**Problem details**: Starting with the first line of the listing, quote each line exactly until and including the one with "(D) at (739.4,746.7)", leaving pictures out.

**Data segment**:
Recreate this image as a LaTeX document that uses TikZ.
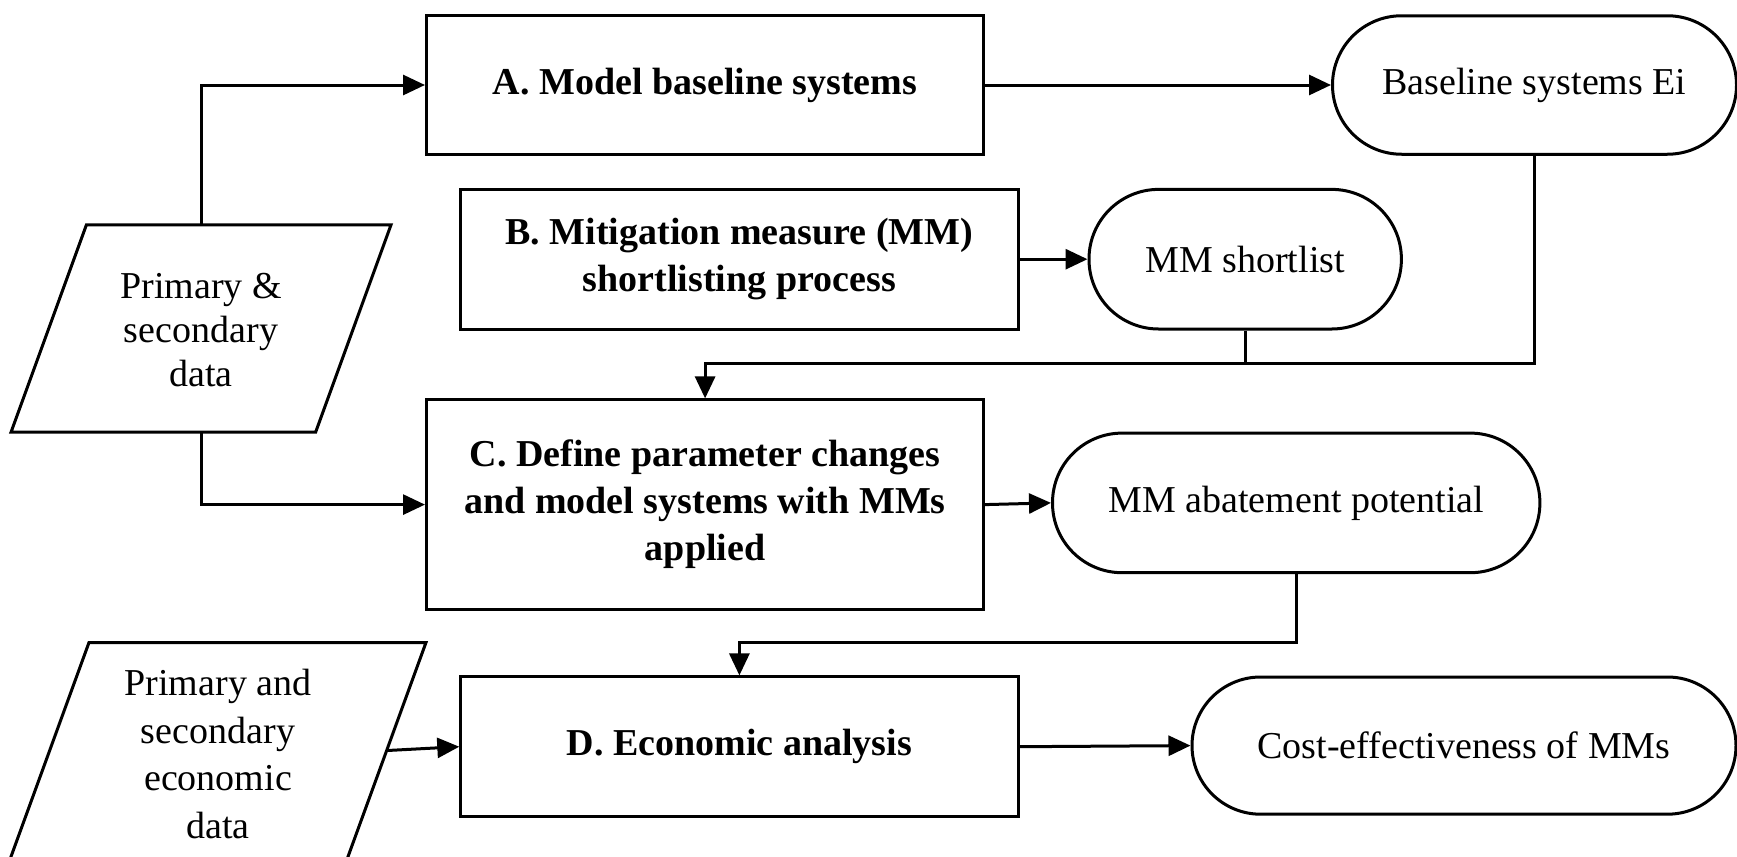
\documentclass[tikz,border=0pt]{standalone}
\usepackage{fontspec}
\setmainfont{Liberation Serif}
\usetikzlibrary{arrows.meta}
\begin{document}
\begin{tikzpicture}[x=0.5pt,y=-0.5pt, line width=1.5pt,
  proc/.style={draw, rectangle, minimum width=278.6pt, minimum height=69.8pt, align=center, font=\fontsize{19}{23.5}\selectfont\bfseries, inner sep=0pt},
  term/.style={draw, rectangle, minimum height=69.8pt, rounded corners=34.8pt, align=center, font=\fontsize{19}{23.5}\selectfont, inner sep=0pt},
  datatxt/.style={align=center, font=\fontsize{19}{23.85}\selectfont},
  conn/.style={-{Triangle[length=11pt,width=10pt]}}
]
\useasboundingbox (0,0) rectangle (1737,857);

% process boxes
\node[proc] (A) at (705.1,85) {A. Model baseline systems};
\node[proc] (B) at (739.4,259.2) {B. Mitigation measure (MM)\\shortlisting process};
\node[proc, minimum height=104.7pt] (C) at (705.1,504.6) {C. Define parameter changes\\and model systems with MMs\\applied};
\node[proc] (D) at (739.4,746.7) {D. Economic analysis};

% terminals
\node[term, minimum width=202pt, minimum height=69.25pt, rounded corners=34.6pt] (base) at (1534.5,85) {Baseline systems Ei};
\node[term, minimum width=156.2pt] (short) at (1245.2,259.2) {MM shortlist};
\node[term, minimum width=243.7pt] (abat) at (1296.2,502.9) {MM abatement potential};
\node[term, minimum width=272pt, minimum height=68.6pt, rounded corners=34.3pt] (cost) at (1464,745.6) {Cost-effectiveness of MMs};

% data parallelograms
\draw (86.4,224.9) -- (391,224.9) -- (315.7,432) -- (11.1,432) -- cycle;
\node[datatxt, font=\fontsize{19}{21.9}\selectfont] (p1) at (201,330) {Primary \&\\secondary\\data};
\coordinate (p1top) at (201.6,224.9);
\coordinate (p1bot) at (201.6,432);

\draw (2.5,880) -- (89,642.5) -- (426,642.5) -- (339.5,880);
\node[datatxt] (p2) at (218,754) {Primary and\\secondary\\economic\\data};
\coordinate (p2out) at (387.5,750.5);

% junction levels
\coordinate (j1) at (1245.2,363.4);
\coordinate (j2) at (1296.2,642.5);

% connectors
\draw[conn] (p1top) |- (A.west);
\draw[conn] (p1bot) |- (C.west);
\draw[conn] (A.east) -- (base.west);
\draw[conn] (B.east) -- (short.west);
\draw (short.south) -- (j1);
\draw[conn] (base.south) -- (base.south |- j1) -| (C.north);
\draw[conn] (C.east) -- (abat.west);
\draw[conn] (abat.south) -- (j2) -| (D.north);
\draw[conn] (p2out) -- (D.west);
\draw[conn] (D.east) -- (cost.west);
\end{tikzpicture}
\end{document}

**Response below**:
Recreate this image as a LaTeX document that uses TikZ.
\documentclass[tikz,border=0pt]{standalone}
\usepackage{fontspec}
\setmainfont{Liberation Serif}
\usetikzlibrary{arrows.meta}
\begin{document}
\begin{tikzpicture}[x=0.5pt,y=-0.5pt, line width=1.5pt,
  proc/.style={draw, rectangle, minimum width=278.6pt, minimum height=69.8pt, align=center, font=\fontsize{19}{23.5}\selectfont\bfseries, inner sep=0pt},
  term/.style={draw, rectangle, minimum height=69.8pt, rounded corners=34.8pt, align=center, font=\fontsize{19}{23.5}\selectfont, inner sep=0pt},
  datatxt/.style={align=center, font=\fontsize{19}{23.85}\selectfont},
  conn/.style={-{Triangle[length=11pt,width=10pt]}}
]
\useasboundingbox (0,0) rectangle (1737,857);

% process boxes
\node[proc] (A) at (705.1,85) {A. Model baseline systems};
\node[proc] (B) at (739.4,259.2) {B. Mitigation measure (MM)\\shortlisting process};
\node[proc, minimum height=104.7pt] (C) at (705.1,504.6) {C. Define parameter changes\\and model systems with MMs\\applied};
\node[proc] (D) at (739.4,746.7) {D. Economic analysis};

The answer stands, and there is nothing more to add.